Over a decade ago, when I started making films, I don’t remember the assumptions that get made now.
Smartphones weren’t widespread, social media was slim, people were skeptical about the media, yes — when I was making Hollow in 2012 — but once they met me, they realized I wasn’t the boogey-woman Media. I was Elaine, and we put away the assumptions and met each other anew.
Now I observe more hostility and overplaying.
Checking if they did it “right.” Performance, because we live in a world that is performative. I don’t remember this kind of performing among common folks in 2012.
Some people were more comfortable than others, kids would be silly and look into the camera — but I don’t remember the group of people who didn’t want to be on camera, agreed anyway, and then were nervous or kinda rude the whole time.
Back then, they used to just say “no thanks.” I much prefer that.
Maybe it's also the landscape. A lot of the nonfiction people consume now is mostly about high-profile true crime cases, or famous people. Marie Claire's most-anticipated documentaries of 2026 list runs sixteen films — Marc Jacobs, Billie Eilish, Earth Wind & Fire, Louis Theroux, David Attenborough, the making of The Wizard of Oz, Elizabeth Smart, Lucy Letby, Star Trek, BTS…
The seven exceptions - one being an awesome film about a small Mississippi tourist town, and one being a very important film about AI…are truly exceptions.
If the documentary you've seen is mostly about people who are already public, of course you brace like a public person when the camera shows up.
And our social media presence has to play a role too, right? Everyone's been running their own little channel for years now. By the time an indie documentary camera shows up, the muscle memory is already there. People want final cut of their own lives.
I also notice that the younger generations — up through their early 40s — sometimes forget they aren’t on the internet, but instead they’re in a room with a real person. The defenses they’ve built for one don’t quite fit the other, and the camera is there to catch the mismatch.
And honestly, I get it.
Folks with cameras have abused their access and they’ve broken trust. The wariness isn’t unearned.

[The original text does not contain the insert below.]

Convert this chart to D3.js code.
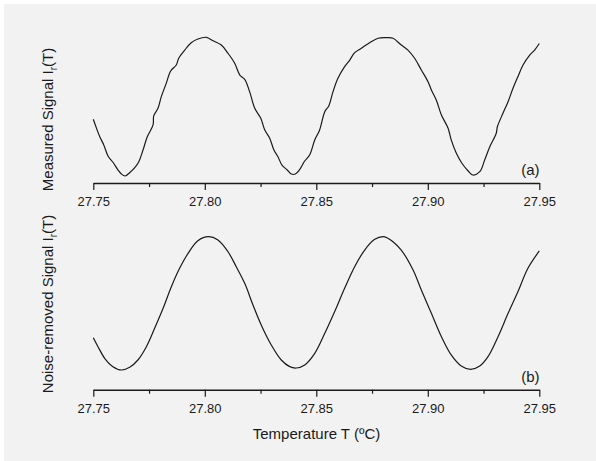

Documentary filmmakers don’t talk about this sea change enough.
Maybe because it sounds like failure, or like blaming the people we film. But I think it has to be said: the filmmaker-and-participant model needs to evolve. We are not documenting people who aren’t, in some way, also documenting themselves nearly daily. That hasn’t always been true.
So how do we respond?
While I usually write about the people I film with all the love in the world, because I usually do fall in love with parts of them, something feels different in today’s landscape.
I love humans and all their quirks. But meanness and performing-for-gain make me shut down. I have to catch myself. I want to disassemble the camera and walk away.
But the truth is, engaging with other people and their stories is my oxygen.
I’m not looking for sympathy, or to blame or complain; I’m looking for a conversation with other makers.
Are you seeing this too?
Alas…
I was carrying all of this when my neighbor - she’s a fellow storyteller, in her 70s and lived abroad for years and has since come home - said something like:
Can you imagine a richer life than getting to do what we do? Witnessing and asking people questions about the deepest, most personal moments of their lives.
We talked about how much we’ve learned - good and bad - from the people we’ve filmed and how enriching and valuable that has been.
I told her I used to be a closed-off and private person. Happy to hide behind the camera. This work has taught me to appreciate vulnerability and openness in a way I don’t think I would have found otherwise.
The Elaine of a decade ago would never have written a rambling piece like this — one that admits, out loud, that she has doubts, and doesn’t have answers.
No chance.
The work I’ve spent my life doing is harder than it used to be, and the world I’m doing it in is more allergic to it.
But my neighbor is right.
There isn’t a richer life than spending your days listening, observing, and reflecting back the lives that surround you.
And I have the people who I’ve filmed - even the ones who maybe decided they didn’t actually want me around - to thank for leading me here.